Set problem: Pick out every line holding the string "chart" and copy it.

Records provided:
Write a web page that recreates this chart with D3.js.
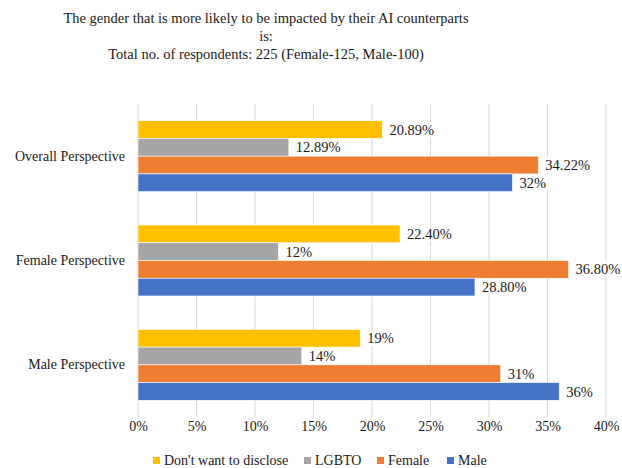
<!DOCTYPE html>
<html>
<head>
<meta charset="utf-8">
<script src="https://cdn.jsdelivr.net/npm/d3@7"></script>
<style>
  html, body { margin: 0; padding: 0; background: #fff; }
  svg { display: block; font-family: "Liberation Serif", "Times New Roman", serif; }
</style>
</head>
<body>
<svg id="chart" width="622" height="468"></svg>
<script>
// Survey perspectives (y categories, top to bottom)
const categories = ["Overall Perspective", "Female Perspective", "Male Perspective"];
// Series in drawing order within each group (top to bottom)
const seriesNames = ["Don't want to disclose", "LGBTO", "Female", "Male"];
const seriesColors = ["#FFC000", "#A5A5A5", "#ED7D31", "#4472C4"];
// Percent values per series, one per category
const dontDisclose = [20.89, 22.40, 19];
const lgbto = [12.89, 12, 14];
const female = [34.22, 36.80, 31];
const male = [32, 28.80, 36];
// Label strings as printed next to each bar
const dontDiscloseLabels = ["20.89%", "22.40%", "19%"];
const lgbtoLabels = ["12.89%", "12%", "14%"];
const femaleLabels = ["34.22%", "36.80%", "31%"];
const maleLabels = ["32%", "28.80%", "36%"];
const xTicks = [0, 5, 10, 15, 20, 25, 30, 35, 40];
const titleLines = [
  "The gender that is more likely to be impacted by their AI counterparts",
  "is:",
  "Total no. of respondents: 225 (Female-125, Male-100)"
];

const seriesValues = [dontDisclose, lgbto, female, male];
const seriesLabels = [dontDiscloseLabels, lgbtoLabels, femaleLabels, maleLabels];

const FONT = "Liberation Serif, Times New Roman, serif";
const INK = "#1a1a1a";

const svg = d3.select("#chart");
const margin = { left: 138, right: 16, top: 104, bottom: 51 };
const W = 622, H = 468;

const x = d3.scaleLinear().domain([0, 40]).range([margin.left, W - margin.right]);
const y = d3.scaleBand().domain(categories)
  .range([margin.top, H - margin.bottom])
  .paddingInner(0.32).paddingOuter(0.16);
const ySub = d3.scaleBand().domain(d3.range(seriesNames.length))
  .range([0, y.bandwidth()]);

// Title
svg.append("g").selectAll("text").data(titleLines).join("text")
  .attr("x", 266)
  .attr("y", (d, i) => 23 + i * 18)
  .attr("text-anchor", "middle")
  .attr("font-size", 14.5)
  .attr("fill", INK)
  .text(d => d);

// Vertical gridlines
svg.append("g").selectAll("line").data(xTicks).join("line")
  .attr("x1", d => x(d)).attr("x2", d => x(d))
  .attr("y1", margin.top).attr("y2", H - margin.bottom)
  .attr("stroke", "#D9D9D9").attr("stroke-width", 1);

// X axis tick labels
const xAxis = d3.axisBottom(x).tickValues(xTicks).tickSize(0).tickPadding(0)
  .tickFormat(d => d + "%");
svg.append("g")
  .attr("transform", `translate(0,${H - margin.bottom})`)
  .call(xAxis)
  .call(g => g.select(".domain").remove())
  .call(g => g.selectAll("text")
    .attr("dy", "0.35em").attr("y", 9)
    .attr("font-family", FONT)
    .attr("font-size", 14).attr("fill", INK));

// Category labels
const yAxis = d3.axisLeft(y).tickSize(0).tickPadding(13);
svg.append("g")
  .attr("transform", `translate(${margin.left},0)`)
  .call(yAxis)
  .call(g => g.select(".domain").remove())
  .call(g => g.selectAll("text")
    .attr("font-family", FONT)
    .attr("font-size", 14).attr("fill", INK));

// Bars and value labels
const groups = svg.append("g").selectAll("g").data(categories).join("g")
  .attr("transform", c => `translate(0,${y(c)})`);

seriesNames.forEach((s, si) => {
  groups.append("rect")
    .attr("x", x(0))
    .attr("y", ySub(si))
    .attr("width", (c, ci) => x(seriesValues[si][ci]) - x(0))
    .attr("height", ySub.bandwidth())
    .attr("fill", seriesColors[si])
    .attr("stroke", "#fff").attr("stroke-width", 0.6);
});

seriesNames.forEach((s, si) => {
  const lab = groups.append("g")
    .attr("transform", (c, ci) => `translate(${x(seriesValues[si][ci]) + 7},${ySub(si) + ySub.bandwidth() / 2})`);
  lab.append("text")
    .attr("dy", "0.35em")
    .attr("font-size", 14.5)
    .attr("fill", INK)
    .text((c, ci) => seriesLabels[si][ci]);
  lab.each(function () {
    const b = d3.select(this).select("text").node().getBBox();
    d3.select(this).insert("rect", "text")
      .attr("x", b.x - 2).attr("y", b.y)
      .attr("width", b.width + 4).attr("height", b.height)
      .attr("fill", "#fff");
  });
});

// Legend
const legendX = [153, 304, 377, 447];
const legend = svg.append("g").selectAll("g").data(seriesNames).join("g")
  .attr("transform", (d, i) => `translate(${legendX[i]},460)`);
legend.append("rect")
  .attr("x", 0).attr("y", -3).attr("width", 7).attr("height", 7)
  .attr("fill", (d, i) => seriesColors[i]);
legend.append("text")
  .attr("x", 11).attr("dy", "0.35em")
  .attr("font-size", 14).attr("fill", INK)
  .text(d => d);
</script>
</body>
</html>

---

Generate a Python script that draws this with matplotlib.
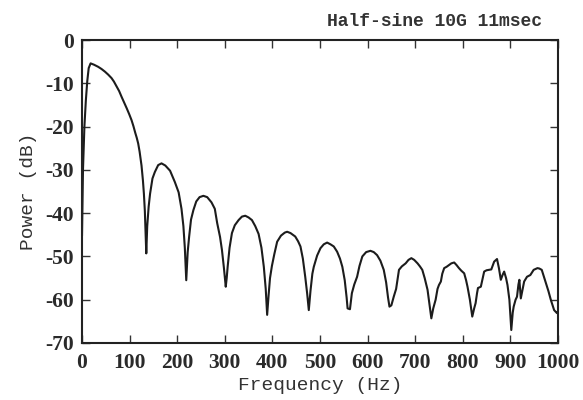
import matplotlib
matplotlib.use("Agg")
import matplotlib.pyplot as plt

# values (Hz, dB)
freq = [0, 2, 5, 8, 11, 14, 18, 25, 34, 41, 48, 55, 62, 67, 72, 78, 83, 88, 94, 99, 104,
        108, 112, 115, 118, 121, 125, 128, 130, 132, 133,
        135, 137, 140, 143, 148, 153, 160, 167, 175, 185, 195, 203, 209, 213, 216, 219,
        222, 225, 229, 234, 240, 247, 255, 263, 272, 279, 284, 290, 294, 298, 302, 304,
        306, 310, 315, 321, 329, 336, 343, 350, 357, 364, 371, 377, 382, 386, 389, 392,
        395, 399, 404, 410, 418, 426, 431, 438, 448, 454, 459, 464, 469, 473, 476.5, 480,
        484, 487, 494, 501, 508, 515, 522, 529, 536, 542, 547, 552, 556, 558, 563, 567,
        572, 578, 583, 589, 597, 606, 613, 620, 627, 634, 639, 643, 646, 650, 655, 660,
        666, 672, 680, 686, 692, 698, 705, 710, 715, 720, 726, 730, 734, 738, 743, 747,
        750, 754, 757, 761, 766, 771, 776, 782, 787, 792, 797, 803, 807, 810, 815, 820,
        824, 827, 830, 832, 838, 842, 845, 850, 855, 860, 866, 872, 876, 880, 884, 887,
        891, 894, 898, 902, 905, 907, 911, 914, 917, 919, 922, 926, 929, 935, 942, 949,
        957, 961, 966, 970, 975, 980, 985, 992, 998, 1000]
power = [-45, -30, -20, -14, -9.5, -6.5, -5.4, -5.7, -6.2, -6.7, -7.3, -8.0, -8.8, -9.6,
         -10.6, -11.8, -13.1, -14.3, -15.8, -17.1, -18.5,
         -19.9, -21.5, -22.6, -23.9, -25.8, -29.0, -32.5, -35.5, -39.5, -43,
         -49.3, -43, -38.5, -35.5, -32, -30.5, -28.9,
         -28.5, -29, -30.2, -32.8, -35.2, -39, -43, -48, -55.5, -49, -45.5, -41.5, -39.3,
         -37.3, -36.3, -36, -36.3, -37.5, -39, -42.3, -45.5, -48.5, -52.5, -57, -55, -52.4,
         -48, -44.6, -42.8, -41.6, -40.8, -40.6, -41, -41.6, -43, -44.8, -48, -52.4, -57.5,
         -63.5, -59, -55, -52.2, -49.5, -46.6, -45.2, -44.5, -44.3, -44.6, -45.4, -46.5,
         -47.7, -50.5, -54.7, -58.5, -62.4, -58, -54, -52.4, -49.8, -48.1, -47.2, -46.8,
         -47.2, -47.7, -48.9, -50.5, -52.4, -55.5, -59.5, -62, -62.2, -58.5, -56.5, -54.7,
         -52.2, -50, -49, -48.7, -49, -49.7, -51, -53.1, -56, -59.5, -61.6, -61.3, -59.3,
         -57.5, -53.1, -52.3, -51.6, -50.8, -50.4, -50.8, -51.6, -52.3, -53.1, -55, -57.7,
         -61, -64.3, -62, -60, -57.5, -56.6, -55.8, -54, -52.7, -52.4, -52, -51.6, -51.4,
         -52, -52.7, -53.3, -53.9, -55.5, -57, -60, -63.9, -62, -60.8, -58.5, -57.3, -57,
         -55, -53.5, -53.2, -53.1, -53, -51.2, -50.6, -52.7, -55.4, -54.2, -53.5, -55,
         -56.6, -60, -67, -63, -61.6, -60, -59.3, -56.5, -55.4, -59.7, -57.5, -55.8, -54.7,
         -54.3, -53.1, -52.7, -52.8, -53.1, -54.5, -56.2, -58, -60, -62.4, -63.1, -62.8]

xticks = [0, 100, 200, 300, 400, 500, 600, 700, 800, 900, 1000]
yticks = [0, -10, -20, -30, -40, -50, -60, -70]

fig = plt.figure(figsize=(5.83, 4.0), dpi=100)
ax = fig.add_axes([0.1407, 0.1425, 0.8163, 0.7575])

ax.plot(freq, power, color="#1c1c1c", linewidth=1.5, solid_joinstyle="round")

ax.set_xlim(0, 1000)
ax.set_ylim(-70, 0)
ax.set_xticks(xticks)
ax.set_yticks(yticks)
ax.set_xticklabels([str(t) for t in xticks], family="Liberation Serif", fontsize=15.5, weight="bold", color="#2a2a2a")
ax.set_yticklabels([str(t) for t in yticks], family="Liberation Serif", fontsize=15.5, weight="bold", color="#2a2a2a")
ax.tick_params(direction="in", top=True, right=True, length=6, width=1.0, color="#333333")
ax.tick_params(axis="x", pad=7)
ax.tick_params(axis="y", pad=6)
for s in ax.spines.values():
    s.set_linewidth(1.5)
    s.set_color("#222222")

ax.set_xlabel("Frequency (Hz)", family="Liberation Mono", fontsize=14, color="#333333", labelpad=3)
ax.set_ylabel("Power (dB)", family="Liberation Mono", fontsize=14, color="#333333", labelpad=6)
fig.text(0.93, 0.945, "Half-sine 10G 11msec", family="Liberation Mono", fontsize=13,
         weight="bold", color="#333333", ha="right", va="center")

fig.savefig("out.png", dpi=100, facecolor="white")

Output for this task:
Write a web page that recreates this chart with D3.js.
<svg id="chart" width="622" height="468"></svg>
const svg = d3.select("#chart");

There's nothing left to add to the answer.